今朝の秋千里の馬を相しけり
という、碧梧桐揮毫の軸を入手しました。
(記:いけだ)
せっかく入手したので色々調べてみます。
書体
だいぶ後期の揮毫。昭和に入って俳句引退するかしたか、な時期でしょうか。
俳句
後期に書かれたものの割に、定型俳句です。
碧梧桐は自ら古い自分の俳句は書かないので、どこか旅立つ前に稼ぐための、リクエスト式の揮毫会で書かれたもの?と推測。
この俳句について手元の句集をめくると、岩波文庫の『碧梧桐俳句集』で掲載を確認。明治32(1899)年、「春夏秋冬」雑誌の頃に詠まれたものだそう。
今朝の秋
季語です。
検索すると、「秋めいた感じになった朝。立秋の日の朝をいう。」で、例にこの俳句が引用されています。結構知られた俳句なんですね。
秋めいた感じになった朝!ここ最近(2024年9月中旬)のことじゃないですか!昼はまだ夏だけど……朝は秋の気候……
あと、碧梧桐はよく「秋」の字の部首とつくりを逆に置いているのをよく見ます。
こちらも「部首とつくり 逆」で検索したら、レファレンス協同データベースで以下のように紹介されていました。「動用字」というそうで、この質問にある通り「秋」は動用字の代表格なのかしら
千里の馬
『碧梧桐俳句集』によると「一日に千里の道も走れるほどの優れた馬。転じて、優れた才能の人物。」とありました。
単純に、今から一緒に長く旅するお馬さんかな?と思っていたら、つまり優秀な馬のことでした。

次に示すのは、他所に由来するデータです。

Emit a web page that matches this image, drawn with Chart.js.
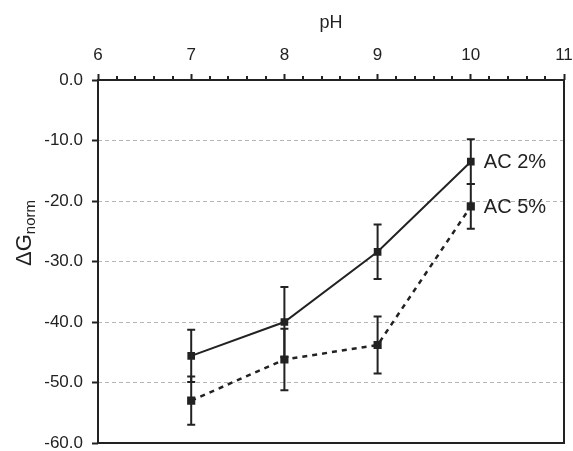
<!DOCTYPE html>
<html>
<head>
<meta charset="utf-8">
<script src="https://cdn.jsdelivr.net/npm/chart.js@4/dist/chart.umd.min.js"></script>
<style>
  html, body { margin: 0; padding: 0; background: #fff; }
  #wrap { width: 573px; height: 451px; }
</style>
</head>
<body>
<div id="wrap"><canvas id="chart" width="573" height="451"></canvas></div>
<script>
// --- dados ---
const phValues = [7, 8, 9, 10];
const seriesNames = ["AC 2%", "AC 5%"];
const ac2 = [-45.6, -40.0, -28.4, -13.5];
const ac2Err = [4.3, 5.8, 4.5, 3.7];
const ac5 = [-53.0, -46.2, -43.8, -20.9];
const ac5Err = [4.0, 5.1, 4.7, 3.7];
const xTicks = [6, 7, 8, 9, 10, 11];
const yTicks = [0, -10, -20, -30, -40, -50, -60];

const FONT = "'Liberation Sans', Arial, sans-serif";
const INK = "#222";

// barras de erro (desenhadas antes dos pontos)
const errorBars = {
  id: "errorBars",
  beforeDatasetsDraw(chart) {
    const { ctx, scales: { x, y } } = chart;
    const errs = [ac2Err, ac5Err];
    ctx.save();
    ctx.strokeStyle = INK;
    ctx.lineWidth = 2;
    chart.data.datasets.forEach((ds, i) => {
      ds.data.forEach((p, j) => {
        const px = x.getPixelForValue(p.x);
        const top = y.getPixelForValue(p.y + errs[i][j]);
        const bot = y.getPixelForValue(p.y - errs[i][j]);
        ctx.beginPath();
        ctx.moveTo(px, top); ctx.lineTo(px, bot);
        ctx.moveTo(px - 4, top); ctx.lineTo(px + 4, top);
        ctx.moveTo(px - 4, bot); ctx.lineTo(px + 4, bot);
        ctx.stroke();
      });
    });
    ctx.restore();
  }
};

// moldura, ticks menores, r칩tulos das s칠ries e t칤tulo do eixo y
const decor = {
  id: "decor",
  afterDraw(chart) {
    const { ctx, chartArea: a, scales: { x, y } } = chart;
    ctx.save();
    ctx.strokeStyle = INK;
    ctx.lineWidth = 2;
    ctx.strokeRect(a.left, a.top, a.right - a.left, a.bottom - a.top);

    // ticks menores a cada 0.2
    ctx.beginPath();
    for (let v = xTicks[0]; v < xTicks[xTicks.length - 1]; v += 0.2) {
      if (Math.abs(v - Math.round(v)) < 0.01) continue;
      const px = Math.round(x.getPixelForValue(v));
      ctx.moveTo(px, a.top); ctx.lineTo(px, a.top - 4);
    }
    ctx.stroke();

    // r칩tulos ao lado do 칰ltimo ponto
    ctx.fillStyle = INK;
    ctx.font = "20px " + FONT;
    ctx.textBaseline = "middle";
    ctx.textAlign = "left";
    chart.data.datasets.forEach((ds) => {
      const last = ds.data[ds.data.length - 1];
      ctx.fillText(ds.label, x.getPixelForValue(last.x) + 13, y.getPixelForValue(last.y) + 1);
    });

    // t칤tulo do eixo y: 풊G com subscrito "norm"
    ctx.translate(24, 233);
    ctx.rotate(-Math.PI / 2);
    ctx.textBaseline = "alphabetic";
    const main = "\u0394G";
    ctx.font = "22px " + FONT;
    const w1 = ctx.measureText(main).width;
    ctx.font = "15px " + FONT;
    const w2 = ctx.measureText("norm").width;
    const start = -(w1 + w2) / 2;
    ctx.font = "22px " + FONT;
    ctx.fillText(main, start, 7);
    ctx.font = "15px " + FONT;
    ctx.fillText("norm", start + w1, 11);
    ctx.restore();
  }
};

const toPoints = (vals) => phValues.map((ph, i) => ({ x: ph, y: vals[i] }));

new Chart(document.getElementById("chart"), {
  type: "line",
  data: {
    datasets: [
      {
        label: seriesNames[0],
        data: toPoints(ac2),
        borderColor: INK,
        backgroundColor: INK,
        borderWidth: 2,
        pointStyle: "rect",
        pointRadius: 4,
        tension: 0
      },
      {
        label: seriesNames[1],
        data: toPoints(ac5),
        borderColor: INK,
        backgroundColor: INK,
        borderWidth: 2.5,
        borderDash: [5, 5],
        pointStyle: "rect",
        pointRadius: 4,
        tension: 0
      }
    ]
  },
  options: {
    responsive: false,
    animation: false,
    layout: { padding: { left: 0, right: 9, top: 0, bottom: 8 } },
    plugins: { legend: { display: false }, tooltip: { enabled: false } },
    scales: {
      x: {
        type: "linear",
        position: "top",
        min: xTicks[0],
        max: xTicks[xTicks.length - 1],
        afterBuildTicks: (s) => { s.ticks = xTicks.map(v => ({ value: v })); },
        afterFit: (s) => { s.height = 80; s.paddingLeft = 0; s.paddingRight = 0; },
        ticks: { color: INK, font: { family: FONT, size: 17 }, padding: 8 },
        grid: { drawOnChartArea: false, drawTicks: true, tickLength: 6, tickColor: INK, tickWidth: 2 },
        border: { display: false },
        title: { display: true, text: "pH", color: INK, font: { family: FONT, size: 18 }, padding: { top: 12, bottom: 0 } }
      },
      y: {
        type: "linear",
        min: yTicks[yTicks.length - 1],
        max: yTicks[0],
        afterBuildTicks: (s) => { s.ticks = yTicks.map(v => ({ value: v })); },
        afterFit: (s) => { s.width = 98; s.paddingTop = 0; s.paddingBottom = 0; },
        ticks: {
          color: INK,
          font: { family: FONT, size: 17 },
          padding: 9,
          callback: (v) => Number(v).toFixed(1)
        },
        grid: {
          color: (c) => (c.tick && (c.tick.value === 0 || c.tick.value === -60)) ? "rgba(0,0,0,0)" : "#b5b5b5",
          lineWidth: 1,
          drawTicks: true,
          tickLength: 6,
          tickColor: INK,
          tickWidth: 2,
          tickBorderDash: []
        },
        border: { display: false, dash: [4, 3] }
      }
    }
  },
  plugins: [errorBars, decor]
});
</script>
</body>
</html>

この俳句の内容的には人物ではないと思ったので、今から一緒に長く旅する、体力がすごいある優秀なお馬さん、と理解しておきます。
相しける
……をさまざま検索かけて、これは「相(そう)する」でしょうか。
意味は「物事の姿や有様をみて、その実体を判定する。鑑定する。見たてる。」または「人相・家相・地相などをみて、吉凶を判断する。占う。」
ちゃんと”見た”うえで、判断するという言葉のようですね。
今回の場合は優秀なお馬さんを選ぶなので、「見たてる」が適当でしょうか。
以上から、この俳句は
秋めいた感じになったある朝、これから長く旅を共にする優秀な馬を見立てるぞ
という意味なんじゃないかと想像しました。
気候が涼しくなってきた秋、旅立ちによい季節!これから旅が始まる、静かに浮き立っている気持ちも読み取れます。いいお馬さん見つかると良いね…と思わず祈ってしまいます。よい旅を〜!
おまけ
この俳句、どこかで引用されていないかと国立国会図書館デジタルコレクションで検索してみると、寒川鼠骨編の『明治四大家俳句集 秋冬』の秋の部=時候に載ってました。
この「今朝の秋千里の馬を相しけり」と一緒に選ばれていた俳句が「曇れども蒸さず秋立つ日なりけり」。
わ、わかる〜…!今の残暑で蒸し蒸しの気候も、いつしか秋に移り変わるうちに曇ってたとしてもカラッと乾燥する空気になっていくんだ〜…秋を感じる実感の一つだよなあ(ここで秋らしい空が高い晴れた様子を詠むのではなく、曇りを詠むのがなんとなく碧梧桐っぽい)
碧梧桐、秋の実感詠むのうますぎだろ…… ということだけ言いたかったおまけでした。